Here’s how the psychologists figured it out:
The research was conducted with 82 male subjects who were asked to inflict varying degrees of punishment on actors if they made errors while reading scripts. It was presented as a multi-tasking study to the subjects, who are sorting various pictures while the actors read.
The punishment was made by subjecting the script reader to various volumes of sound, the highest levels believed by the subjects to be painful for the reader. The subjects were less likely to attempt to inflict pain on the reader if it was an image of meat they were looking at while the mistake was made.
It was a typical type of test for assessing aggression, the researchers said.
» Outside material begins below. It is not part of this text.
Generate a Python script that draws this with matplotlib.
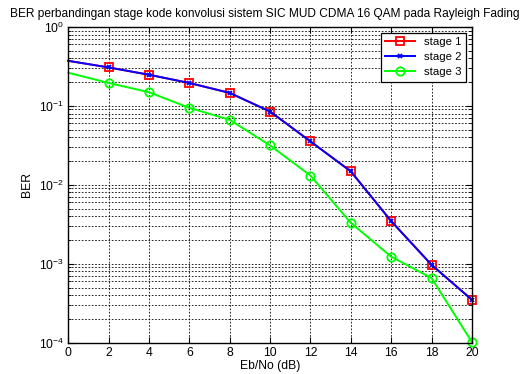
import matplotlib
matplotlib.use("Agg")
import matplotlib.pyplot as plt
from matplotlib.ticker import LogLocator, NullFormatter

plt.rcParams["font.family"] = ["Liberation Sans", "DejaVu Sans"]
plt.rcParams["font.size"] = 8.7

ebno = [0, 2, 4, 6, 8, 10, 12, 14, 16, 18, 20]
stage1 = [0.372, 0.307, 0.248, 0.195, 0.146, 0.0848, 0.0355, 0.0148, 0.00347, 0.00097, 0.00035]
stage2 = [0.372, 0.307, 0.248, 0.195, 0.146, 0.0848, 0.0355, 0.0148, 0.00347, 0.00097, 0.00035]
stage3 = [0.263, 0.195, 0.149, 0.0944, 0.0666, 0.0316, 0.0131, 0.0033, 0.00123, 0.00066, 0.000102]
xticks = list(range(0, 21, 2))

fig = plt.figure(figsize=(5.29, 3.74), dpi=100)
ax = fig.add_axes([0.129, 0.0837, 0.763, 0.8443])

mk = slice(1, None)
ax.semilogy(ebno, stage1, color=(1, 0, 0), lw=1.4, marker="s", ms=6,
            mfc="none", mew=1.3, markevery=mk, label="stage 1", clip_on=False)
ax.semilogy(ebno, stage2, color=(0, 0, 1), lw=1.4, marker="x", ms=3.5,
            mew=1.3, markevery=mk, label="stage 2", clip_on=False)
ax.semilogy(ebno, stage3, color=(0, 1, 0), lw=1.4, marker="o", ms=6,
            mfc="none", mew=1.3, markevery=mk, label="stage 3", clip_on=False)

ax.set_xlim(0, 20)
ax.set_ylim(1e-4, 1)
ax.set_xticks(xticks)
ax.yaxis.set_major_locator(LogLocator(base=10, numticks=10))
ax.yaxis.set_minor_locator(LogLocator(base=10, subs=range(2, 10), numticks=50))
ax.yaxis.set_minor_formatter(NullFormatter())

grid_style = dict(color="black", linestyle=(0, (2, 2)), linewidth=0.6)
ax.grid(True, which="major", **grid_style)
ax.grid(True, which="minor", axis="y", **grid_style)
ax.tick_params(which="both", direction="in", top=True, right=True, colors="black")
ax.tick_params(which="major", length=4, width=0.8, pad=3)
ax.tick_params(which="minor", length=2, width=0.6)
for s in ax.spines.values():
    s.set_linewidth(1.0)

ax.set_xlabel("Eb/No (dB)", labelpad=1)
ax.set_ylabel("BER", labelpad=4)
# title is wider than the axes; centre it on the figure so it fits
ax.set_title("BER perbandingan stage kode konvolusi sistem SIC MUD CDMA 16 QAM pada Rayleigh Fading",
             fontsize=8.6, pad=7, x=0.486)

leg = ax.legend(loc="upper right", fancybox=False, framealpha=1, edgecolor="black",
                handlelength=2.6, borderaxespad=0.5, labelspacing=0.45, fontsize=8.2)
leg.get_frame().set_linewidth(0.9)

fig.savefig("out.png", dpi=100)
While lead researcher Frank Kachanoff was surprised by the results, he now thinks this fits in with the evolution of man vs. wild. By the time someone sees, say, a happy octopus sausage, that person is usually sitting fat and happy around a meal with relatives and friends, not pulling a Wolfman defending his scrap of a carcass. However, Kachanoff wants to chew over the conclusions with more experimentation, this time seeing if women fit into the sausagefest and including photos of raw and so-raw-it-moos meat, not just the kind hot off the barbie.
Think this is a mis-steak? A carnivorous anomoly? Vegetarians in the study didn’t even register on the researchers’ angry meat-thermometers, but they probably weren’t asking these vegetarians.
This study’s not suggesting we add to the heap of meat already flooding Western diets in a bid to achieve world peace. Though hanging a portrait of pork next to the negotiating table might not hurt. Maybe with a nice, steaming bowl of mashed potatoes?